Material supplied:
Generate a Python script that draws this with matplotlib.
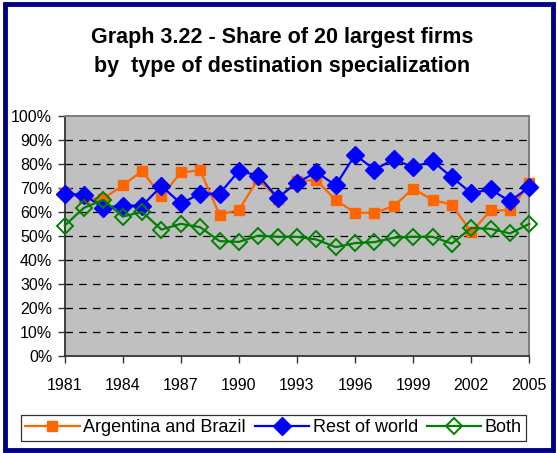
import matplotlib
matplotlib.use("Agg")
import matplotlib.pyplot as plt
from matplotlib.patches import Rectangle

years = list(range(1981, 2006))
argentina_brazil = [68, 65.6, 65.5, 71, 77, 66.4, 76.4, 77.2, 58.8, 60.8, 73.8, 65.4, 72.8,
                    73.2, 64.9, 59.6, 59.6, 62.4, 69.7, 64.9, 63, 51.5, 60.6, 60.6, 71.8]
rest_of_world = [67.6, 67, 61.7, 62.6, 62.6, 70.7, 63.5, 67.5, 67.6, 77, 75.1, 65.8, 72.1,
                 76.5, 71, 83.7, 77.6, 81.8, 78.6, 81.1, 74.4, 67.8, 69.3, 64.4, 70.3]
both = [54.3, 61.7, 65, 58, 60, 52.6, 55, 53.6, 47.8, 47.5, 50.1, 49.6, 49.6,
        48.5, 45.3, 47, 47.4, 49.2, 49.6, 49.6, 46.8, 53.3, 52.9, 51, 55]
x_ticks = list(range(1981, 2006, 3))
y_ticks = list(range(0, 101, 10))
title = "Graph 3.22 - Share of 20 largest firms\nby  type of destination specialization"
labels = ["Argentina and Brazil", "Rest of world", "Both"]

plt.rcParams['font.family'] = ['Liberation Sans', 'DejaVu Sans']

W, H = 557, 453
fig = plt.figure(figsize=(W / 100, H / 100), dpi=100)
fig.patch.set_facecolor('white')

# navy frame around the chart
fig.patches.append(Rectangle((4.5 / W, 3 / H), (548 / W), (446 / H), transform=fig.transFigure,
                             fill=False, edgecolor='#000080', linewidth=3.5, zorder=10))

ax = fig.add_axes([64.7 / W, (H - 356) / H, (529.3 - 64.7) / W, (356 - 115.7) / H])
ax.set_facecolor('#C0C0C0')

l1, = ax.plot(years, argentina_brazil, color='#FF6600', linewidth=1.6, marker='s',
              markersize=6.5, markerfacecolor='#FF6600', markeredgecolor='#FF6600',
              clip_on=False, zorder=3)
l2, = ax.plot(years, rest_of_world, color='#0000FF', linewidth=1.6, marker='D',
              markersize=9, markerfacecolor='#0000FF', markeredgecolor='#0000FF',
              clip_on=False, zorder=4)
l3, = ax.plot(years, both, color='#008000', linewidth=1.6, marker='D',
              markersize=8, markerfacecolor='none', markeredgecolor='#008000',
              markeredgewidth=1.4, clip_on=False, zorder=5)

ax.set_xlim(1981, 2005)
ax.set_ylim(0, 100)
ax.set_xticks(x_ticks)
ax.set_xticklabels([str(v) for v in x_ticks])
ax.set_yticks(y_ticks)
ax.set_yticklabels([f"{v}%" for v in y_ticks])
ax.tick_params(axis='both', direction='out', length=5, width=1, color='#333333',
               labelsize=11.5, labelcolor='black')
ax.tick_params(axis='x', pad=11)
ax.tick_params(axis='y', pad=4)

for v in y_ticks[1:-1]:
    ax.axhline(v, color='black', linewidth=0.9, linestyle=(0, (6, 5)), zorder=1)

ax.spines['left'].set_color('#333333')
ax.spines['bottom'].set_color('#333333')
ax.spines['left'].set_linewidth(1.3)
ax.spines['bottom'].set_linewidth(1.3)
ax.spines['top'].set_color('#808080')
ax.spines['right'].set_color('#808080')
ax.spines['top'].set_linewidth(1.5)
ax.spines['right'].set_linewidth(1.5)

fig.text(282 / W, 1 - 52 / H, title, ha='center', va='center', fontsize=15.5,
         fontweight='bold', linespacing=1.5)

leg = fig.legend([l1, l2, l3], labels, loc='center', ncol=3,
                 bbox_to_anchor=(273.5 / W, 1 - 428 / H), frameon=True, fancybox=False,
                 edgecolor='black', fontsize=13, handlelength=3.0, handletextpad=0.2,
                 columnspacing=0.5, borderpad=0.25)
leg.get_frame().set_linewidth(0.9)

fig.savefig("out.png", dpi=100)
* * *
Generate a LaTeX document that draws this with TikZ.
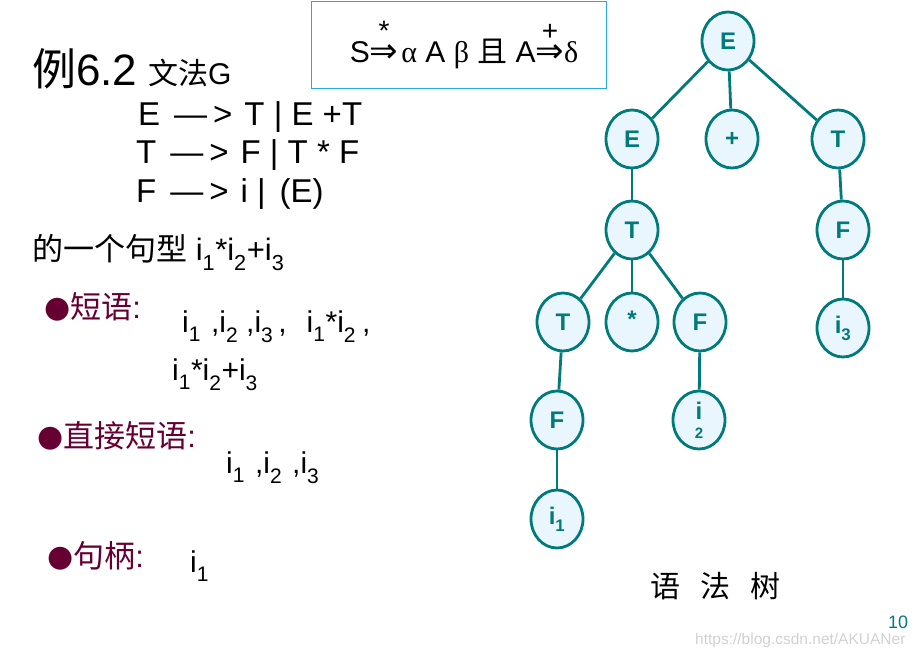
* * *
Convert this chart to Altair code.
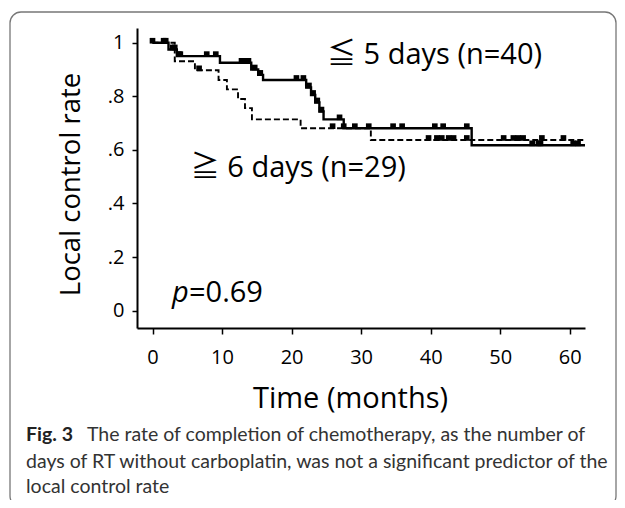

Task to complete: Retype exactly the lines from the one with "Generate a Python" through the one with "ax.set_facecolor('#C0C0C0')", both included, and nothing else; leave out the pictures.

The completed task:
Generate a Python script that draws this with matplotlib.
import matplotlib
matplotlib.use("Agg")
import matplotlib.pyplot as plt
from matplotlib.patches import Rectangle

years = list(range(1981, 2006))
argentina_brazil = [68, 65.6, 65.5, 71, 77, 66.4, 76.4, 77.2, 58.8, 60.8, 73.8, 65.4, 72.8,
                    73.2, 64.9, 59.6, 59.6, 62.4, 69.7, 64.9, 63, 51.5, 60.6, 60.6, 71.8]
rest_of_world = [67.6, 67, 61.7, 62.6, 62.6, 70.7, 63.5, 67.5, 67.6, 77, 75.1, 65.8, 72.1,
                 76.5, 71, 83.7, 77.6, 81.8, 78.6, 81.1, 74.4, 67.8, 69.3, 64.4, 70.3]
both = [54.3, 61.7, 65, 58, 60, 52.6, 55, 53.6, 47.8, 47.5, 50.1, 49.6, 49.6,
        48.5, 45.3, 47, 47.4, 49.2, 49.6, 49.6, 46.8, 53.3, 52.9, 51, 55]
x_ticks = list(range(1981, 2006, 3))
y_ticks = list(range(0, 101, 10))
title = "Graph 3.22 - Share of 20 largest firms\nby  type of destination specialization"
labels = ["Argentina and Brazil", "Rest of world", "Both"]

plt.rcParams['font.family'] = ['Liberation Sans', 'DejaVu Sans']

W, H = 557, 453
fig = plt.figure(figsize=(W / 100, H / 100), dpi=100)
fig.patch.set_facecolor('white')

# navy frame around the chart
fig.patches.append(Rectangle((4.5 / W, 3 / H), (548 / W), (446 / H), transform=fig.transFigure,
                             fill=False, edgecolor='#000080', linewidth=3.5, zorder=10))

ax = fig.add_axes([64.7 / W, (H - 356) / H, (529.3 - 64.7) / W, (356 - 115.7) / H])
ax.set_facecolor('#C0C0C0')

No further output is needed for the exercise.